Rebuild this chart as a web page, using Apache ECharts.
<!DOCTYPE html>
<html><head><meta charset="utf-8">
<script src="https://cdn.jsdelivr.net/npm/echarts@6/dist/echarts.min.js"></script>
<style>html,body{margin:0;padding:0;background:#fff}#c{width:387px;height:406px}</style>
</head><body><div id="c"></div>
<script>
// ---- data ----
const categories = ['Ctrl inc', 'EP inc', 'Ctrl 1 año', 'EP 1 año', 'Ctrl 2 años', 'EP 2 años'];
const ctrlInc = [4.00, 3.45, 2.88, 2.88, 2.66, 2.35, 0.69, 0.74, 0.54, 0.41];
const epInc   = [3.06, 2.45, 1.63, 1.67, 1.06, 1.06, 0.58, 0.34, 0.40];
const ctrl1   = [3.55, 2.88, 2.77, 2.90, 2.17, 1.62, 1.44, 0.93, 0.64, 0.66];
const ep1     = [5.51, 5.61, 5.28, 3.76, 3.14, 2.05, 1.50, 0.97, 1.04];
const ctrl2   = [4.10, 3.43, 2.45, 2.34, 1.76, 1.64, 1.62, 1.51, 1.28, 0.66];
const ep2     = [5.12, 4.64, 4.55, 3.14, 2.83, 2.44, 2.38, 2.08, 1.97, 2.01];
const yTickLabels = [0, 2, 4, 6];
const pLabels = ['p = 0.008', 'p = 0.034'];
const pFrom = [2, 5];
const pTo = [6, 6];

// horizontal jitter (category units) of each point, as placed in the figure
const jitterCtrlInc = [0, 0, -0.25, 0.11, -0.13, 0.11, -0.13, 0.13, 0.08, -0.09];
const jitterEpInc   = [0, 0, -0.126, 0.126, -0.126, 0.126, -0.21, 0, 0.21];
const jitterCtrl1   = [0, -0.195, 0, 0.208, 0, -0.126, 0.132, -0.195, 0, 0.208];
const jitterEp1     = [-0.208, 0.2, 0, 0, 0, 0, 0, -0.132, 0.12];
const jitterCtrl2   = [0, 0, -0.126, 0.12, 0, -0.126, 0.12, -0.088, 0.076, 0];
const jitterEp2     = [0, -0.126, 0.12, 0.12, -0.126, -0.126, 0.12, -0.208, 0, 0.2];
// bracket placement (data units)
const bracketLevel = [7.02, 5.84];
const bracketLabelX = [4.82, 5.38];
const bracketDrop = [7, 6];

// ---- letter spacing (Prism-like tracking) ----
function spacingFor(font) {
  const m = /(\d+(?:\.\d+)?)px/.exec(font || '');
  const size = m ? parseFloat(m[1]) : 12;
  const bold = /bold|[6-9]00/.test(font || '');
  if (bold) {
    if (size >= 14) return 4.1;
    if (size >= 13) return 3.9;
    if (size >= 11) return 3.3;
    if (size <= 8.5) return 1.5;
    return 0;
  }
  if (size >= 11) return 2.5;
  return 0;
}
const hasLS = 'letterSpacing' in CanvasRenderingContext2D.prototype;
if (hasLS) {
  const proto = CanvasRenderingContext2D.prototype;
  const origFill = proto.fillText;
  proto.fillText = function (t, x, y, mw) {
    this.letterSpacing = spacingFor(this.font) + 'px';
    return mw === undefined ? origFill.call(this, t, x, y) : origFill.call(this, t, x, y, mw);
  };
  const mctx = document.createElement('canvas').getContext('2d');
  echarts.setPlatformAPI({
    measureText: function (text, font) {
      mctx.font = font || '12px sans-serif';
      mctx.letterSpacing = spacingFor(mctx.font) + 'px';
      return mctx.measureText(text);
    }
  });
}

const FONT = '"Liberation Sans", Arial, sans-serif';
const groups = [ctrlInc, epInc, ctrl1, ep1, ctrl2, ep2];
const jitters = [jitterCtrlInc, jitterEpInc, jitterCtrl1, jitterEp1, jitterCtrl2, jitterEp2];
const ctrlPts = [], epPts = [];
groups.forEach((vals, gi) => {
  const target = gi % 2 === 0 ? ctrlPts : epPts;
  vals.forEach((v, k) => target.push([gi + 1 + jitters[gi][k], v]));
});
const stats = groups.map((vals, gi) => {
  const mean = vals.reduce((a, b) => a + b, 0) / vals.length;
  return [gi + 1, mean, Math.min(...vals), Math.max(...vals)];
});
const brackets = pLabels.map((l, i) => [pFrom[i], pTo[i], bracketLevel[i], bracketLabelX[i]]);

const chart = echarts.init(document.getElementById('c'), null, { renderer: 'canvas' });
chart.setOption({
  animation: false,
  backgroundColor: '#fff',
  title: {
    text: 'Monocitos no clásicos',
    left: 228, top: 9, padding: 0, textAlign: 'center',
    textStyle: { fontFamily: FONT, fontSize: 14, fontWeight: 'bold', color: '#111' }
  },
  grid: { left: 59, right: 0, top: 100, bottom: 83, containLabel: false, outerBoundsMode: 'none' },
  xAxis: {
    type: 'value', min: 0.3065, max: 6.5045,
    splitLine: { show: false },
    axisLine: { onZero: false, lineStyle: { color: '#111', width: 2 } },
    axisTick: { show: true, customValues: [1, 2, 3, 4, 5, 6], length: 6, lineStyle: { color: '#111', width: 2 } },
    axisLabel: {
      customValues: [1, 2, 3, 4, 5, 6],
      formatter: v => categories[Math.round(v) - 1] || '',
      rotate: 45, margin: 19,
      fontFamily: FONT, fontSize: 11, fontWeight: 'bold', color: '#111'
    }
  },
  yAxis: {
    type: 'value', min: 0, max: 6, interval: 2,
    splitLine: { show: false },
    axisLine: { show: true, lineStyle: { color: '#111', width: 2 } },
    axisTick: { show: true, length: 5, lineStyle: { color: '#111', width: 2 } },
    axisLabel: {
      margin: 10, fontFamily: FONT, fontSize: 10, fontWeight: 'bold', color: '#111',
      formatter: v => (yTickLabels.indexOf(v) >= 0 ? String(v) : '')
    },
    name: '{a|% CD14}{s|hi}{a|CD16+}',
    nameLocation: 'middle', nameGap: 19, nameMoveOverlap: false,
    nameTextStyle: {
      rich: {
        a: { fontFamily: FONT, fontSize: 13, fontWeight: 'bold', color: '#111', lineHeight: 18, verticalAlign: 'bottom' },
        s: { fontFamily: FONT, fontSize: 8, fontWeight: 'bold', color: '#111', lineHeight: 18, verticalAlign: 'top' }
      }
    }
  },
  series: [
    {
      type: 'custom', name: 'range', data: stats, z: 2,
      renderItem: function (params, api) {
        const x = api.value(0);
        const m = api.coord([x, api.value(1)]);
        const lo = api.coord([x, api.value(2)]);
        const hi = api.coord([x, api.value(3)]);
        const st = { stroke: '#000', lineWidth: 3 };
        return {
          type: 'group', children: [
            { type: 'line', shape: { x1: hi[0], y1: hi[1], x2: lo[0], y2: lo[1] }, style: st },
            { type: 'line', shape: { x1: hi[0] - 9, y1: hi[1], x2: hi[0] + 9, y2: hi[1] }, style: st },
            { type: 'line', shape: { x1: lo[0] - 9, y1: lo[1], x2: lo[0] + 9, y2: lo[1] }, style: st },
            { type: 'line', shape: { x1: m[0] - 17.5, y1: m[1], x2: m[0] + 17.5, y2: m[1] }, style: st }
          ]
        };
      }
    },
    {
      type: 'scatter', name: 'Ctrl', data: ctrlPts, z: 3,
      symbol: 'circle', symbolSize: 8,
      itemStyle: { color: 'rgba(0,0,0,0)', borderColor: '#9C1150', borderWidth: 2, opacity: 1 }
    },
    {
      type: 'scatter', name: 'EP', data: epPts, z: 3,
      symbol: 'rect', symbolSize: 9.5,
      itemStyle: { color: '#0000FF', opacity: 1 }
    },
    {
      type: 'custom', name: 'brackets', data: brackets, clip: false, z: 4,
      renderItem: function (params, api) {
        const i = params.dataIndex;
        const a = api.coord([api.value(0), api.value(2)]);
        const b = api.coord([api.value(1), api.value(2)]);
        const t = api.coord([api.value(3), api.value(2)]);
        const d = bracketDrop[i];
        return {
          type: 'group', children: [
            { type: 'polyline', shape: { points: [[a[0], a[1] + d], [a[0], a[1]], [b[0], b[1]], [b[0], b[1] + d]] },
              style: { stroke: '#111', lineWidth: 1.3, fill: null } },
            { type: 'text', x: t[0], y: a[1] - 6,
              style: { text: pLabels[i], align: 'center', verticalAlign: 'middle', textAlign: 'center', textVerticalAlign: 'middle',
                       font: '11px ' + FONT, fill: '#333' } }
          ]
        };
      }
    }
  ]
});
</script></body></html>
___
◆ Task goal: Reproduce verbatim only this range: the first line of the material through the line that contains "const pTo = [6, 6];", inclusive.

◆ The answer:
Rebuild this chart as a web page, using Apache ECharts.
<!DOCTYPE html>
<html><head><meta charset="utf-8">
<script src="https://cdn.jsdelivr.net/npm/echarts@6/dist/echarts.min.js"></script>
<style>html,body{margin:0;padding:0;background:#fff}#c{width:387px;height:406px}</style>
</head><body><div id="c"></div>
<script>
// ---- data ----
const categories = ['Ctrl inc', 'EP inc', 'Ctrl 1 año', 'EP 1 año', 'Ctrl 2 años', 'EP 2 años'];
const ctrlInc = [4.00, 3.45, 2.88, 2.88, 2.66, 2.35, 0.69, 0.74, 0.54, 0.41];
const epInc   = [3.06, 2.45, 1.63, 1.67, 1.06, 1.06, 0.58, 0.34, 0.40];
const ctrl1   = [3.55, 2.88, 2.77, 2.90, 2.17, 1.62, 1.44, 0.93, 0.64, 0.66];
const ep1     = [5.51, 5.61, 5.28, 3.76, 3.14, 2.05, 1.50, 0.97, 1.04];
const ctrl2   = [4.10, 3.43, 2.45, 2.34, 1.76, 1.64, 1.62, 1.51, 1.28, 0.66];
const ep2     = [5.12, 4.64, 4.55, 3.14, 2.83, 2.44, 2.38, 2.08, 1.97, 2.01];
const yTickLabels = [0, 2, 4, 6];
const pLabels = ['p = 0.008', 'p = 0.034'];
const pFrom = [2, 5];
const pTo = [6, 6];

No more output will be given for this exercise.